If you’re looking for a fab read on freshly minted Canadian Open champion Nick Taylor, check out Mad Mike McIntyre’s recent piece in the Drab Slab. As my first sports editor, Jack Matheson, would say, it’s damn good stuff.

Stephen A. Smith says he fancies the notion of subbing for Pat Sajak, who plans to walk away from his gig as host of Wheel Of Fortune after one more season. Stephen A. also says he wouldn’t quit his day job as ESPN’s resident ranting-and-raving loudmouth on all things sports were he to step in for Sajak. He’d be willing and prepared to do it all. Is there an E, a G and an O on the board, Vanna?

The Los Angeles Country Club in Beverly Hills, site of the U.S. Open golf championship, has a lengthy list of taboos for members, like no wearing ball caps backwards, no short pants, no cash (except payment to caddies), no headphones and ear buds and, oddest of them all, no actors allowed. I can’t say that I blame them for not wanting people who pretend to be someone they’re not. You know, like Donald Trump, still pretending to be President of the U.S.

Bell Canada sent 1,300 people to the unemployment line last Wednesday, and that included jock talk radio in Edmonton. No notice. No hint. Just hit the bricks, people. Meantime, The Athletic put 20 people out of work, and Postmedia also did some slicing and dicing to sports staff in the past week. Does Bell Canada want to “Let’s Talk” about any of this, or are the suits too busy spilling blood to concern themselves with the mental well-being of employees?

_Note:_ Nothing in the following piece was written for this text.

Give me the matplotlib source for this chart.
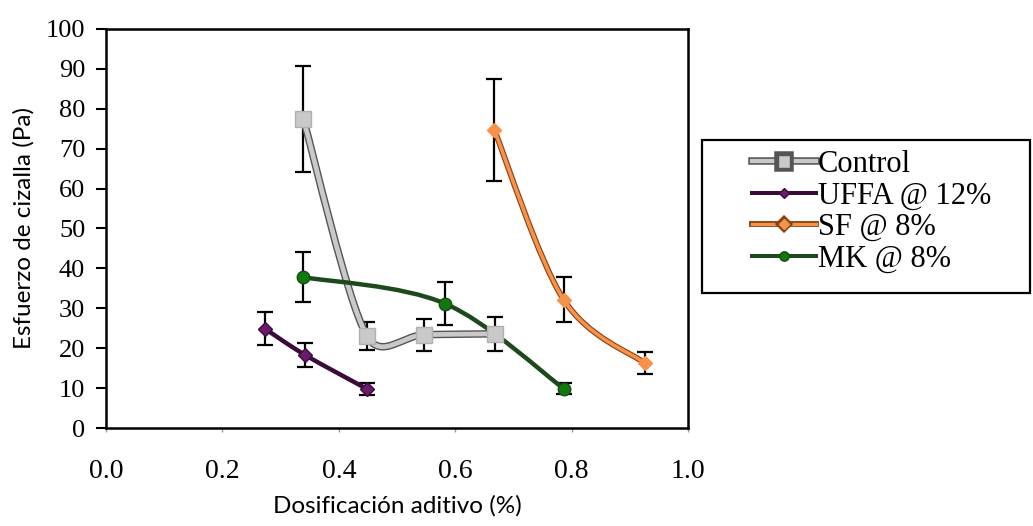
import numpy as np
import matplotlib
matplotlib.use("Agg")
import matplotlib.pyplot as plt
import matplotlib.patheffects as pe
from matplotlib.path import Path
from matplotlib.patches import PathPatch, Rectangle
from matplotlib.lines import Line2D

# datos
control_x = [0.339, 0.448, 0.547, 0.668]
control_y = [77.4, 23.1, 23.4, 23.6]
control_err = [13.3, 3.5, 4.0, 4.2]

uffa_x = [0.273, 0.342, 0.448]
uffa_y = [24.9, 18.3, 9.8]
uffa_err = [4.2, 3.0, 1.5]

sf_x = [0.667, 0.786, 0.925]
sf_y = [74.7, 32.2, 16.3]
sf_err = [12.7, 5.7, 2.7]

mk_x = [0.339, 0.582, 0.786]
mk_y = [37.8, 31.2, 9.9]
mk_err = [6.2, 5.4, 1.5]

labels = ["Control", "UFFA @ 12%", "SF @ 8%", "MK @ 8%"]
x_ticks = [0.0, 0.2, 0.4, 0.6, 0.8, 1.0]
y_ticks = list(range(0, 101, 10))

serif = "Liberation Serif"
sans = "Lato"


def smooth_path(ax, xs, ys):
    # curva suavizada (tipo Excel), calculada en pixeles
    pts = ax.transData.transform(np.column_stack([xs, ys]))
    n = len(pts)
    tang = [(pts[min(i + 1, n - 1)] - pts[max(i - 1, 0)]) / 6 for i in range(n)]
    verts = [pts[0]]
    codes = [Path.MOVETO]
    for i in range(n - 1):
        p1, p2 = pts[i], pts[i + 1]
        seg = np.hypot(*(p2 - p1))
        t1, t2 = tang[i], tang[i + 1]
        l1, l2 = np.hypot(*t1), np.hypot(*t2)
        if l1 > 0.5 * seg:
            t1 = t1 * 0.5 * seg / l1
        if l2 > 0.5 * seg:
            t2 = t2 * 0.5 * seg / l2
        verts += [p1 + t1, p2 - t2, p2]
        codes += [Path.CURVE4] * 3
    verts = ax.transData.inverted().transform(np.array(verts))
    return Path(verts, codes)


fig = plt.figure(figsize=(10.33, 5.26), dpi=100)
ax = fig.add_axes([0.1026, 0.1863, 0.5636, 0.7586])
ax.set_xlim(0, 1)
ax.set_ylim(0, 100)

series = [
    (control_x, control_y, control_err, "#c9c9c9", "#c9c9c9", "s", 12, 3.4,
     [pe.Stroke(linewidth=5.4, foreground="#555555"), pe.Normal()]),
    (uffa_x, uffa_y, uffa_err, "#3a0c3a", "#6b1b6b", "D", 7, 3.2, None),
    (sf_x, sf_y, sf_err, "#f7924a", "#f7924a", "D", 7, 2.6,
     [pe.Stroke(linewidth=4.2, foreground="#8a4010"), pe.Normal()]),
    (mk_x, mk_y, mk_err, "#1d4a1d", "#0e7a0e", "o", 9, 3.2, None),
]

handles = []
for xs, ys, errs, lc, mc, mk, ms, lw, eff in series:
    ax.errorbar(xs, ys, yerr=errs, fmt="none", ecolor="black",
                elinewidth=1.6, capsize=6, capthick=1.6, zorder=2)
    patch = PathPatch(smooth_path(ax, xs, ys), fill=False, edgecolor=lc,
                      linewidth=lw, zorder=3, capstyle="round")
    if eff:
        patch.set_path_effects(eff)
    ax.add_patch(patch)
    ax.plot(xs, ys, linestyle="none", marker=mk, markersize=ms,
            markerfacecolor=mc, markeredgecolor=lc if mk != "s" else "#b0b0b0",
            markeredgewidth=1, zorder=4)
    h = Line2D([], [], color=lc, linewidth=lw * 0.9, marker=mk,
               markersize=ms * 0.75, markerfacecolor=mc,
               markeredgecolor=lc if mk != "s" else "#555555")
    if eff:
        h.set_path_effects(eff)
    handles.append(h)

ax.set_xticks(x_ticks)
ax.set_yticks(y_ticks)
ax.set_xticklabels([f"{v:.1f}" for v in x_ticks], fontfamily=serif, fontsize=20)
ax.set_yticklabels([str(v) for v in y_ticks], fontfamily=serif, fontsize=19)
ax.tick_params(axis="y", direction="out", length=7, width=1.5, pad=8)
ax.tick_params(axis="x", direction="out", length=3, width=1, color="#999999", pad=19)
for s in ax.spines.values():
    s.set_linewidth(1.8)
    s.set_color("black")

ax.set_xlabel("Dosificación aditivo (%)", fontfamily=sans, fontsize=17.5, labelpad=8)
ax.set_ylabel("Esfuerzo de cizalla (Pa)", fontfamily=sans, fontsize=17.5, labelpad=8)

# marco de la leyenda fuera del area del grafico
fig.patches.append(Rectangle((702 / 1033, 1 - 293 / 526), 328 / 1033, 153 / 526,
                             transform=fig.transFigure, fill=False,
                             edgecolor="black", linewidth=1.6))
fig.legend(handles, labels, loc="upper left",
           bbox_to_anchor=(752 / 1033, 1 - 150 / 526), frameon=False,
           prop={"family": serif, "size": 22}, borderpad=0, borderaxespad=0,
           handlelength=2.1, handletextpad=0.05, labelspacing=0.08)

fig.savefig("out.png", dpi=100)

A man in a cheap checkered suit from the Republic of Tranna climbed atop a desk in the Winnipeg Tribune newsroom on Aug. 27, 1980, and told us we were all out of work. Like the Bell Canada cuts, there was no heads-up. Scant hours earlier, I had been helping put together the sports pages, editing copy and writing headlines, but that morning I was wondering about finding a new gig, contemplating the possibility of relocation to another city, how long my severance package would last and, worst-case scenario, applying for pogey. I also silently cursed myself for turning down an offer to join the Winnipeg Free Press stable of sports scribes a few years earlier. I had been at the Trib since age 18, and its closure was a life-altering development, easily the most stressful time of my life. I felt lonely, lost and useless. I’m not sure I’ve ever fully gotten over losing that job. I hope all victims of the Bell, The Athletic and Postmedia cuts find their way.

Here’s how old I am: Whenever I see the name Epstein trending on Twitter, I always think it’s about the now-deceased, one-time Beatles manager Brian, only to discover it’s about the now-deceased sex trafficker and criminal creep Jeffrey Epstein.

Can we all please get past the Conor McGregor thing, whatever it is? His appearances at sporting events simply to make an ass of himself grew old quite some time ago, yet media outlets continue to insist that there’s a there there. There isn’t.

Hey, one of the all-time good guys, Ted Foreman, has been saluted and feted by the Rotary Club of Winnipeg-Fort Garry for his many years of volunteer work. I got to know Teddy through hockey, notably while working the Jets beat, but he was also heavily into the Fort Garry Blues. A good man and fun guy.

Novak Djokovic and Rafael Nadal

Okay, stop it right there! Winning the most men’s Grand Slam singles titles is not merit enough to certify Novak Djokovic as the finest male tennis player of all time. If that were true, Margaret Court’s 24 Slam singles titles would make her the greatest female player of all time, and who thinks that? Perhaps ol’ Maggie believes she is, but I can’t think of anyone else who’d go there. If Grand Slams are the measuring stick, Rafael Nadal has an 11-7 record vs. Djokovic and he’s 5-4 in Slam finals. Rafa also has a winning record vs. Roger Federer in Slams—10-4/6-3. So there.

And, finally, I believe America’s Got Talent sank to new depths last week when three of the four judges advanced a young Italian man to the next round. His talent? Hand farting. Only Simon Cowell gave it a thumbs down, meaning Heidi, Sofia and Howie were as dumb as the act. Lest there be any doubt about Howie’s eye for talent, he also voted “yes” for a guy whose talent is fist bumping. Good grief.